▶ [OBJECTIVE] Only the lines from the start of the data to the line containing "return 1 - y / H", both included, should be output, exactly and without pictures.
▬▬▬▬▬▬▬▬▬▬
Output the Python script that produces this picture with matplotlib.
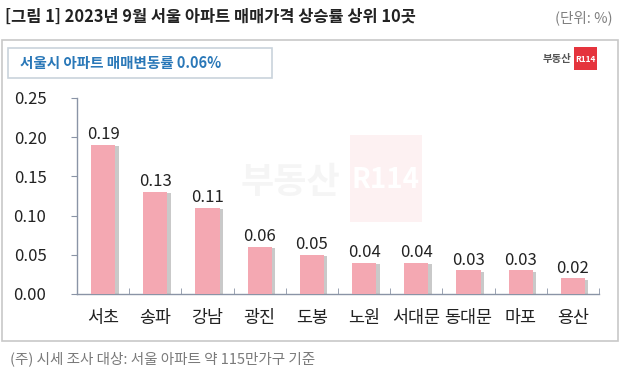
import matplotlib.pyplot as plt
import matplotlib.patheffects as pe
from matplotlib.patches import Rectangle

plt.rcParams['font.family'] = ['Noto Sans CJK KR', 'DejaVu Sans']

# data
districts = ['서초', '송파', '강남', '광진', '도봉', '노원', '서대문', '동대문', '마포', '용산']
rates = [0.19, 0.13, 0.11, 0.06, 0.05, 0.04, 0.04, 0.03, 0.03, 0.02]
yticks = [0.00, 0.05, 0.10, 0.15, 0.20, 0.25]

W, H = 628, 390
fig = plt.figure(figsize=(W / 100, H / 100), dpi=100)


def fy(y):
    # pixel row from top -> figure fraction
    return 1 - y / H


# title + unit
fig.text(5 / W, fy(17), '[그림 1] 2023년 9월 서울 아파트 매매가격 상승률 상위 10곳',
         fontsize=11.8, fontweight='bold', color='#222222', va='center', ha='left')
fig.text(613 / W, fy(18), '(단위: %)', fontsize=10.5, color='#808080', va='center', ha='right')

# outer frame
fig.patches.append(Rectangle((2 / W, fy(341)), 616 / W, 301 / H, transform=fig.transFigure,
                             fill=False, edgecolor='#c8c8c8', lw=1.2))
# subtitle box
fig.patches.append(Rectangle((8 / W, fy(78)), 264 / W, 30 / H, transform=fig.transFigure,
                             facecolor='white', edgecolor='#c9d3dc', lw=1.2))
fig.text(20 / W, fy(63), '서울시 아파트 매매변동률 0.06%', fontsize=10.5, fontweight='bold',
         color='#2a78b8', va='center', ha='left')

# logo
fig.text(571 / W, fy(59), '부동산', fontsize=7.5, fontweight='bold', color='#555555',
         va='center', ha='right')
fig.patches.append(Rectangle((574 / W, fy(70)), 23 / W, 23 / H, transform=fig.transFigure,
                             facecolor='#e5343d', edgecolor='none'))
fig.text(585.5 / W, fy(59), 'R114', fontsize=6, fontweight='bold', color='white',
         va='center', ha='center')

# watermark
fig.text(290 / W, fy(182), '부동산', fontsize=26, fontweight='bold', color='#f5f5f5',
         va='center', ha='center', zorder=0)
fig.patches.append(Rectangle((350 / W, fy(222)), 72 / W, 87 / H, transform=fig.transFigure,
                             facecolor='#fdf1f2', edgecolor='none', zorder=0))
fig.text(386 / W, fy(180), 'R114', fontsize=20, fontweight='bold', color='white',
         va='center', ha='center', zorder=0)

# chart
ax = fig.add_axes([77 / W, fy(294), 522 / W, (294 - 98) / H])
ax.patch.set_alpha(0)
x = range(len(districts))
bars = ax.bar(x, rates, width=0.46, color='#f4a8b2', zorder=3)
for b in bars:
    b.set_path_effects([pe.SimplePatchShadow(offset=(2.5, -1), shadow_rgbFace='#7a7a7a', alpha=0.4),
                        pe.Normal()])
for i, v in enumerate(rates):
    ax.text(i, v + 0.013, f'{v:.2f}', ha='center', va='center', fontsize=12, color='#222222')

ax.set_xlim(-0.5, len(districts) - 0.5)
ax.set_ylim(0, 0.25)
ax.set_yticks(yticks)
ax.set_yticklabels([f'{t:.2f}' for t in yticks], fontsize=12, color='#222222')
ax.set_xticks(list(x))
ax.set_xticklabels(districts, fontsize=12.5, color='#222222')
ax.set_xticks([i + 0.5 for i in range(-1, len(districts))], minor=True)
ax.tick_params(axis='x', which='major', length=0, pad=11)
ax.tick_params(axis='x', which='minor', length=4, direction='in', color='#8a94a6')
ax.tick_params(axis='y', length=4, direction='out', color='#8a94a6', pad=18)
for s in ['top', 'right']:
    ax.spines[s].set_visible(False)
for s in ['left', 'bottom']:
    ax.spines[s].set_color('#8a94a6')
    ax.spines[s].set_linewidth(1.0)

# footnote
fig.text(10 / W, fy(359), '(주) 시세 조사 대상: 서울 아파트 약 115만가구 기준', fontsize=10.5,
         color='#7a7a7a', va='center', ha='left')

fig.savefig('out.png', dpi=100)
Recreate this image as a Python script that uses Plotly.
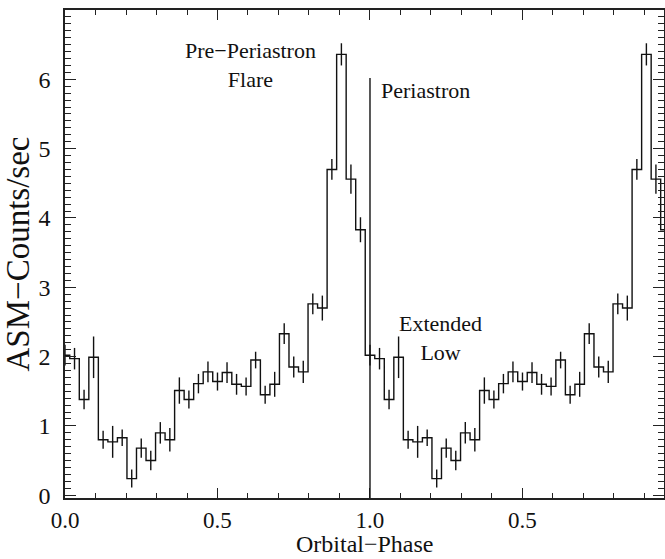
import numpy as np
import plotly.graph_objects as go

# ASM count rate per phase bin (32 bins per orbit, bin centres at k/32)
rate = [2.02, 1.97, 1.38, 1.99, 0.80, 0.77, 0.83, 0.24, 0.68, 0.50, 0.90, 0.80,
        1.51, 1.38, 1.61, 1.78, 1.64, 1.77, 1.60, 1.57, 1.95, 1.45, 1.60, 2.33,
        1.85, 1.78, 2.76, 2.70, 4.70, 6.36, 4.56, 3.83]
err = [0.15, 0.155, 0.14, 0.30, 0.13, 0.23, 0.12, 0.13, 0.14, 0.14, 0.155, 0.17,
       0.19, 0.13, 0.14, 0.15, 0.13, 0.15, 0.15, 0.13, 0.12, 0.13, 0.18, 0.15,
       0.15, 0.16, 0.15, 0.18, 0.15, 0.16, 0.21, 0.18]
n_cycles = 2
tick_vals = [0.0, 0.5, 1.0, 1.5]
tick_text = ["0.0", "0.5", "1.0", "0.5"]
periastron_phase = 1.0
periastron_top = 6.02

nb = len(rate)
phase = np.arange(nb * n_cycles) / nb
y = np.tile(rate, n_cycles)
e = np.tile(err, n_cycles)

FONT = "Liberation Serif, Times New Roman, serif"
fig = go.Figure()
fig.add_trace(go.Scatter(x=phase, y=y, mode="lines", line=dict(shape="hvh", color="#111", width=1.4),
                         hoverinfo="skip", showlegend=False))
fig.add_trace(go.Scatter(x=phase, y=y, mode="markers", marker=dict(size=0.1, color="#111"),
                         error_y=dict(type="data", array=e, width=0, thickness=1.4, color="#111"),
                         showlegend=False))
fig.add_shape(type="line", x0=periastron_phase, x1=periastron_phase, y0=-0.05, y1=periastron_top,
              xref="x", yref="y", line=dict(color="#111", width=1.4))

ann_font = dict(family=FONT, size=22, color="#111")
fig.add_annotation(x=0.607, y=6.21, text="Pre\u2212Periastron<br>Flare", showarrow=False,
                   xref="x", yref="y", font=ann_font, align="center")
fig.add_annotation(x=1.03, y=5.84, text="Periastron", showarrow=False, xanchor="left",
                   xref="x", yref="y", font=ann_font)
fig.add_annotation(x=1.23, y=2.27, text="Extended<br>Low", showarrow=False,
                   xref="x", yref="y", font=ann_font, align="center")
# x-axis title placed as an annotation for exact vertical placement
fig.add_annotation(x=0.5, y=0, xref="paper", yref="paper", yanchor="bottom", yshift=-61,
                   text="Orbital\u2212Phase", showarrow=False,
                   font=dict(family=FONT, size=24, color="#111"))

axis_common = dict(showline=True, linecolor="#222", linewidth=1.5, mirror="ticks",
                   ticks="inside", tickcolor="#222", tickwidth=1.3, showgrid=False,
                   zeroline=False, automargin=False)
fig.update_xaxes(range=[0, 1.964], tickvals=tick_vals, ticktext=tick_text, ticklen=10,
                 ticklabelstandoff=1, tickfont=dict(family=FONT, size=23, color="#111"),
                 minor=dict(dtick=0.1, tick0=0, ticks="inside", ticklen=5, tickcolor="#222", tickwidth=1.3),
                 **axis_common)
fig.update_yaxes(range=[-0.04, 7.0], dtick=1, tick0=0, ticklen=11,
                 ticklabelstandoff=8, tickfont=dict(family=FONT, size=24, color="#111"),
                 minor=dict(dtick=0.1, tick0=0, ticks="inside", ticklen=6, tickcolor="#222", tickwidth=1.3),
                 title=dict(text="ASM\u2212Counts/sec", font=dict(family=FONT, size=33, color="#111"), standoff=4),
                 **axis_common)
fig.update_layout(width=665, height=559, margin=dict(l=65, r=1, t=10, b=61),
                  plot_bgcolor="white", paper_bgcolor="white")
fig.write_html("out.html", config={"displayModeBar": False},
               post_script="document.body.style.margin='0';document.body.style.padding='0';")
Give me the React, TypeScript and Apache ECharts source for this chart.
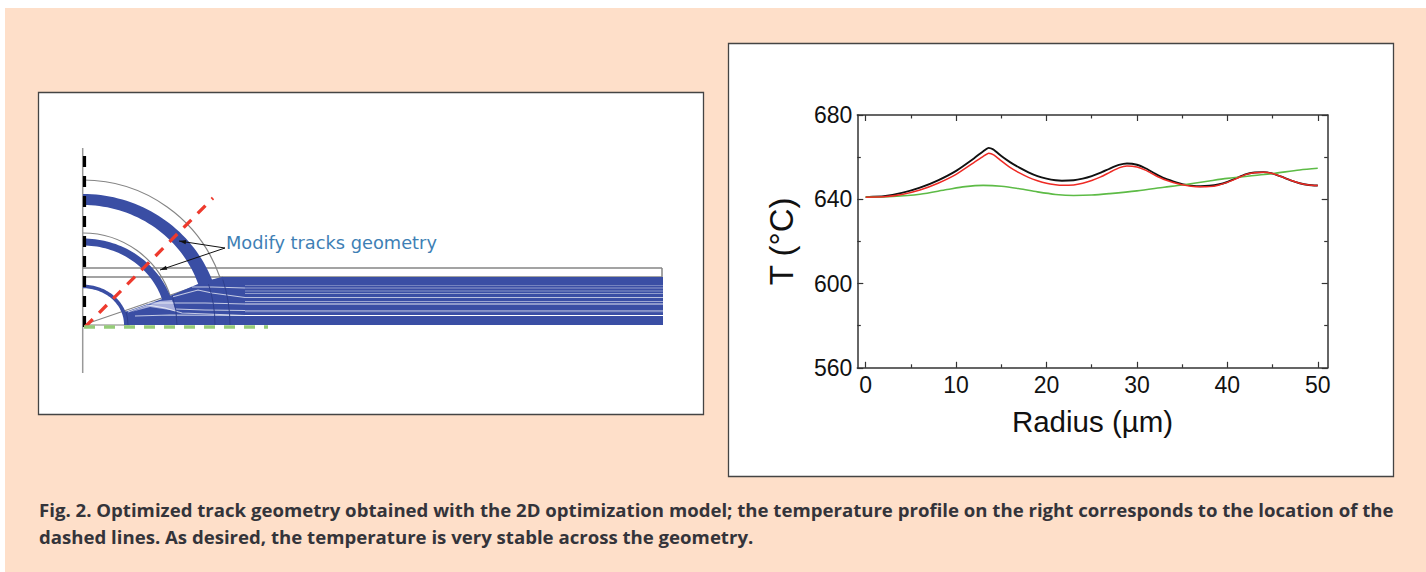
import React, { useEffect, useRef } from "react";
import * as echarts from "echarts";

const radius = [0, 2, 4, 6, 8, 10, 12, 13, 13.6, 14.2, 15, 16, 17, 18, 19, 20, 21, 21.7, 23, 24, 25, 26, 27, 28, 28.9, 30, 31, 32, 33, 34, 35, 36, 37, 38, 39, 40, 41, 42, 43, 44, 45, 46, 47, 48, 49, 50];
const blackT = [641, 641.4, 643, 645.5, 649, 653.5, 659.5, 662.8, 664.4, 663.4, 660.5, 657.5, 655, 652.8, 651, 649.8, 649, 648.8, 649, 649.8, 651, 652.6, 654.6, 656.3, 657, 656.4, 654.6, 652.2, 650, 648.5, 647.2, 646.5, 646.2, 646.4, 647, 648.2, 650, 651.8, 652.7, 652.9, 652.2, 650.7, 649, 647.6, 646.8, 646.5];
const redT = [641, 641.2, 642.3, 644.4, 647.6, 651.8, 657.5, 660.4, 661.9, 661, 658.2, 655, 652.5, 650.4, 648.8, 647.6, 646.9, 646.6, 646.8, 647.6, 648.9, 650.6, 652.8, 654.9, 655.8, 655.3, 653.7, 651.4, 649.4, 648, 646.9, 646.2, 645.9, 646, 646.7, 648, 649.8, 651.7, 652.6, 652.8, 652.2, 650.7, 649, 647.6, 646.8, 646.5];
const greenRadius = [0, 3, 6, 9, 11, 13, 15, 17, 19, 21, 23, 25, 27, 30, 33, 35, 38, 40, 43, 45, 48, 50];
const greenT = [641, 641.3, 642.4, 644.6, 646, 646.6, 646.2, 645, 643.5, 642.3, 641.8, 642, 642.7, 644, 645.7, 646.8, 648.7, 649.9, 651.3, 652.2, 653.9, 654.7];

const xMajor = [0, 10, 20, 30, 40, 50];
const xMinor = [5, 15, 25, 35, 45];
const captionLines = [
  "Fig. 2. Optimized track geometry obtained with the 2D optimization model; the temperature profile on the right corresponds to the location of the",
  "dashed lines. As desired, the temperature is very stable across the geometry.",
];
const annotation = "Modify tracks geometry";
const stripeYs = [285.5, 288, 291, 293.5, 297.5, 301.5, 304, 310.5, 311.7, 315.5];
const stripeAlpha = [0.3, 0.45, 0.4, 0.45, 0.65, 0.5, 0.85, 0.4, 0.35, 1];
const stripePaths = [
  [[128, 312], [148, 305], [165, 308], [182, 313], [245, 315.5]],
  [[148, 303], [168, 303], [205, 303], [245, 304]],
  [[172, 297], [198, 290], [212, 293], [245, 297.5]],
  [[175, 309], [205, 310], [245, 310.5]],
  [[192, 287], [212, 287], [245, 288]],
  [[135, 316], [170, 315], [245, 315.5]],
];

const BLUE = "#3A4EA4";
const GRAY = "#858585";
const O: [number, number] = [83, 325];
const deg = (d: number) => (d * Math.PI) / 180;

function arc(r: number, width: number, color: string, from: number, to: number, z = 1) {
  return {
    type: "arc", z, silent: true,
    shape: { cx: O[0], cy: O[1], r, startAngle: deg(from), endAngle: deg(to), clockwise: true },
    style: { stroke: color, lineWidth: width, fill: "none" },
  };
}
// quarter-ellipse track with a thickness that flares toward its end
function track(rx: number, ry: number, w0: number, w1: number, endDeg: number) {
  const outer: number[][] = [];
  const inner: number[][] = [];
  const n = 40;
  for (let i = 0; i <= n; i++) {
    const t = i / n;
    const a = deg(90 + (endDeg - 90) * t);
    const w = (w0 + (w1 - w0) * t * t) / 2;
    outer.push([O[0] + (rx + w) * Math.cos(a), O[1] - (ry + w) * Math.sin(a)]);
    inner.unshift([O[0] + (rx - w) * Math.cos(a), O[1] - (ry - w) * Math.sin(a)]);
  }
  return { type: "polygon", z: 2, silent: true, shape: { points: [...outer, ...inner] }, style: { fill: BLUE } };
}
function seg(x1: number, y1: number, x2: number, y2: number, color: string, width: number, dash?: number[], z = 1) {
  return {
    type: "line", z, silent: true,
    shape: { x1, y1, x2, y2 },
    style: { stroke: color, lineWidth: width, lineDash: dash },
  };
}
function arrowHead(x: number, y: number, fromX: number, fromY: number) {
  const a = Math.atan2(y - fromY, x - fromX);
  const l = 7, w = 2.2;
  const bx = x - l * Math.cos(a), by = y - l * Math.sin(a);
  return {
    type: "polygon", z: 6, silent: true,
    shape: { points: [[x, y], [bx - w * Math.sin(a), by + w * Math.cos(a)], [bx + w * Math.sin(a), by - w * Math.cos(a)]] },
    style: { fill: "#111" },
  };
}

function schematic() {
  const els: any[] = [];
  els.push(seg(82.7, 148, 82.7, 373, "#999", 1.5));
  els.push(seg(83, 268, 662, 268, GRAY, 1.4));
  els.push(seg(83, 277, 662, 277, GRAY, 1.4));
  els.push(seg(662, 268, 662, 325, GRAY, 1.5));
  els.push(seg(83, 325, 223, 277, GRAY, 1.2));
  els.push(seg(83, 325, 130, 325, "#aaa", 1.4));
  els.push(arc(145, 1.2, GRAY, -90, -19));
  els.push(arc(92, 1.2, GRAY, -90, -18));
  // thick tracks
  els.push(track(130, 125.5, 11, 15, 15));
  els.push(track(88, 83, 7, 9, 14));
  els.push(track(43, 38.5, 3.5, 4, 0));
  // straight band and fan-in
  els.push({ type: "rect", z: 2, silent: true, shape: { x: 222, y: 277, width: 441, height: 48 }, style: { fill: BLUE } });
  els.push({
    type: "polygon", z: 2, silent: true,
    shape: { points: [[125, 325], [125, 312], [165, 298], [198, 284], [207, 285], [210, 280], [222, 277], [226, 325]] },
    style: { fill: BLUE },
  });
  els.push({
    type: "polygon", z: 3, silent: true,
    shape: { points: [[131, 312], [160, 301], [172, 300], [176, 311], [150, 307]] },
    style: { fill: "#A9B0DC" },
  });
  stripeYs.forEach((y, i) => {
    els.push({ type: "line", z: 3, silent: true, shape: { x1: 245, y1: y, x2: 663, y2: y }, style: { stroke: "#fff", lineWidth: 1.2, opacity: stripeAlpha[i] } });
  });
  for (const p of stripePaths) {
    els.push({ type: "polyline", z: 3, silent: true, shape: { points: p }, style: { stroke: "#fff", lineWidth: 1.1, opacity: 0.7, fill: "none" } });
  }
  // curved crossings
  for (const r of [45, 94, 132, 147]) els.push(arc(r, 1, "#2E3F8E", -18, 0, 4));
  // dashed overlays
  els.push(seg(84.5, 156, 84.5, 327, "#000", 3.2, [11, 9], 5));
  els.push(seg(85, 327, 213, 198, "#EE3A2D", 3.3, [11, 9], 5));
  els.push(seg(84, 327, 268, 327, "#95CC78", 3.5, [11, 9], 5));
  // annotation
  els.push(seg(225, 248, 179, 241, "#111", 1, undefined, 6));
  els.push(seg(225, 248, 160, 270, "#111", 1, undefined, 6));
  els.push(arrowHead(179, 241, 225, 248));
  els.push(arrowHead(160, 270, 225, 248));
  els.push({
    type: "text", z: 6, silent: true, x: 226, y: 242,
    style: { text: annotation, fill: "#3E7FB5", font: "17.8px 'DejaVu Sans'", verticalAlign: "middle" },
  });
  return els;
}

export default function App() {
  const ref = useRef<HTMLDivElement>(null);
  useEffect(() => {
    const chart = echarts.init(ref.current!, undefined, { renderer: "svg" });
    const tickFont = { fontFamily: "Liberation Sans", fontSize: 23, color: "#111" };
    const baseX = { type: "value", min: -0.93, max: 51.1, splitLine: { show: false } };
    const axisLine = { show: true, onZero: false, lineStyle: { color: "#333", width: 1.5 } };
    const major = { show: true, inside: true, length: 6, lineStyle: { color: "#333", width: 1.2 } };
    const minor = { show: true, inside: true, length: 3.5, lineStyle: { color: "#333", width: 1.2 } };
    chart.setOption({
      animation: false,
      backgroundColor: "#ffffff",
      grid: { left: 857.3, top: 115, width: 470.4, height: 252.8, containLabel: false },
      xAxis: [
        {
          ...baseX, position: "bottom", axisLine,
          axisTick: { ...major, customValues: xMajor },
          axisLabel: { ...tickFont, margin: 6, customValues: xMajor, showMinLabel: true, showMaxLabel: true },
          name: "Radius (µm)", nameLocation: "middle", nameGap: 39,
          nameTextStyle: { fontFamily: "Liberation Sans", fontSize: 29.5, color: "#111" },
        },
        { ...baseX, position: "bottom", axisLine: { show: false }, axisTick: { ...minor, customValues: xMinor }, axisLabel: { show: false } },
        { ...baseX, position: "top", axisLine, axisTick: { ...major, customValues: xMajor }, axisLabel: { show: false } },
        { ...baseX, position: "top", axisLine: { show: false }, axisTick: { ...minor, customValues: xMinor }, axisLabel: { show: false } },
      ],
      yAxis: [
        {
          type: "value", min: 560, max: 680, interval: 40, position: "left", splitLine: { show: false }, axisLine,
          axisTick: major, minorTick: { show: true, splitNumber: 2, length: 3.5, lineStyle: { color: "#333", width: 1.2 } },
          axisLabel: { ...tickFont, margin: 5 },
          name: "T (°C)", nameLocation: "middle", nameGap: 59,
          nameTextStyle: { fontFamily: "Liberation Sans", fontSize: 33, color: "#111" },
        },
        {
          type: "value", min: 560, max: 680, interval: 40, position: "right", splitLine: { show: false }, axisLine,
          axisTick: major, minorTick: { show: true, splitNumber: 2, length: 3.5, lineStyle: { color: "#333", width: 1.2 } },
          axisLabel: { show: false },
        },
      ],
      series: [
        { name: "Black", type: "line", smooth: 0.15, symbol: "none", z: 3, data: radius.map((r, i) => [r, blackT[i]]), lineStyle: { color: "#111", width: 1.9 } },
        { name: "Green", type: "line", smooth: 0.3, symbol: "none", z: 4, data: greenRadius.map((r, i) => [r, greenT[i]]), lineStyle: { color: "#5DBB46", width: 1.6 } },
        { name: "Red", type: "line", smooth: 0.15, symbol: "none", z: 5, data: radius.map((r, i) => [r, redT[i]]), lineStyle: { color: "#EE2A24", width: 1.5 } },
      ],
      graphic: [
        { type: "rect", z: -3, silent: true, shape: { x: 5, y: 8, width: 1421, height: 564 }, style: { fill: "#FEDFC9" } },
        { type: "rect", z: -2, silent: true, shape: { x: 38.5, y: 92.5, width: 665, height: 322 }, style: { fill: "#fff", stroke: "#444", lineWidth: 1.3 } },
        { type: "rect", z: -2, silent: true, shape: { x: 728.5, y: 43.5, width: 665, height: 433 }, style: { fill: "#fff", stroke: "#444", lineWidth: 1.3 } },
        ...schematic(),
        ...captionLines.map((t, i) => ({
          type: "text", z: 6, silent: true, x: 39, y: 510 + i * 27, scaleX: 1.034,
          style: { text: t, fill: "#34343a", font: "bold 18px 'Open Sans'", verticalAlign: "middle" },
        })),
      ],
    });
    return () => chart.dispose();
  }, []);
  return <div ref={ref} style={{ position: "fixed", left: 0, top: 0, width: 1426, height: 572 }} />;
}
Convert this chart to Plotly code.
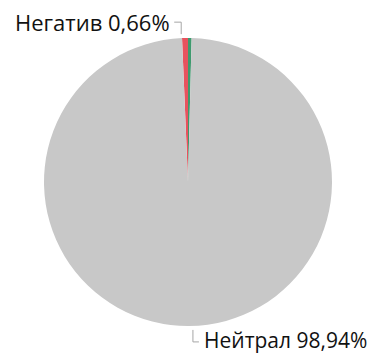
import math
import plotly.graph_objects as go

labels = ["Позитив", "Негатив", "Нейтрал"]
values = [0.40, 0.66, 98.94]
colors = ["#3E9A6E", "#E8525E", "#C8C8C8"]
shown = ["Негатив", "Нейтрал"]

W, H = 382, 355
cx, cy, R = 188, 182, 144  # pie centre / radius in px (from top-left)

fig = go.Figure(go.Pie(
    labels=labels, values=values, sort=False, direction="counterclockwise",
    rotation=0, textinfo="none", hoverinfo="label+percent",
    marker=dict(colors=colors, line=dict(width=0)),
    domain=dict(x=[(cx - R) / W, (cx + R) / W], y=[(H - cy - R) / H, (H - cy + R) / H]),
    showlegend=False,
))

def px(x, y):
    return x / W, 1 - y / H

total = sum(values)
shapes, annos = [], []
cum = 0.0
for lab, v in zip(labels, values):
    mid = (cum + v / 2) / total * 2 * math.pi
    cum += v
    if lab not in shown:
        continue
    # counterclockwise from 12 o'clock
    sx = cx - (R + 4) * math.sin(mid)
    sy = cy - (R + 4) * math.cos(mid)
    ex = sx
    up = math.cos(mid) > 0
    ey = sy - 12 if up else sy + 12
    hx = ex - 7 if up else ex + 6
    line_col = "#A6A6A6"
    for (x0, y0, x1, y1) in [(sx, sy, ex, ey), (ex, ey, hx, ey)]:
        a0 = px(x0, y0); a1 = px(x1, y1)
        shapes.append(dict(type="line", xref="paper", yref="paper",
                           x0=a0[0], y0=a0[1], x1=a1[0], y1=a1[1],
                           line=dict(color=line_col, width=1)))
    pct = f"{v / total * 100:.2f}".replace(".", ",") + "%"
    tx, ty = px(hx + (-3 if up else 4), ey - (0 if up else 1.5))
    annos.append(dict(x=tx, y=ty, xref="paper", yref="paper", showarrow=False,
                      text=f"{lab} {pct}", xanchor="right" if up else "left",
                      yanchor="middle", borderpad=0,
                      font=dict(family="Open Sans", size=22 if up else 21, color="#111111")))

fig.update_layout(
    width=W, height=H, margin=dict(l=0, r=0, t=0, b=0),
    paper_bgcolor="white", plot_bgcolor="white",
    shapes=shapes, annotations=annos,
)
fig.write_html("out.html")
▬▬▬▬▬▬▬▬▬▬
▶ [WORKED SOLUTION]
Output the Python script that produces this picture with matplotlib.
import matplotlib.pyplot as plt
import matplotlib.patheffects as pe
from matplotlib.patches import Rectangle

plt.rcParams['font.family'] = ['Noto Sans CJK KR', 'DejaVu Sans']

# data
districts = ['서초', '송파', '강남', '광진', '도봉', '노원', '서대문', '동대문', '마포', '용산']
rates = [0.19, 0.13, 0.11, 0.06, 0.05, 0.04, 0.04, 0.03, 0.03, 0.02]
yticks = [0.00, 0.05, 0.10, 0.15, 0.20, 0.25]

W, H = 628, 390
fig = plt.figure(figsize=(W / 100, H / 100), dpi=100)


def fy(y):
    # pixel row from top -> figure fraction
    return 1 - y / H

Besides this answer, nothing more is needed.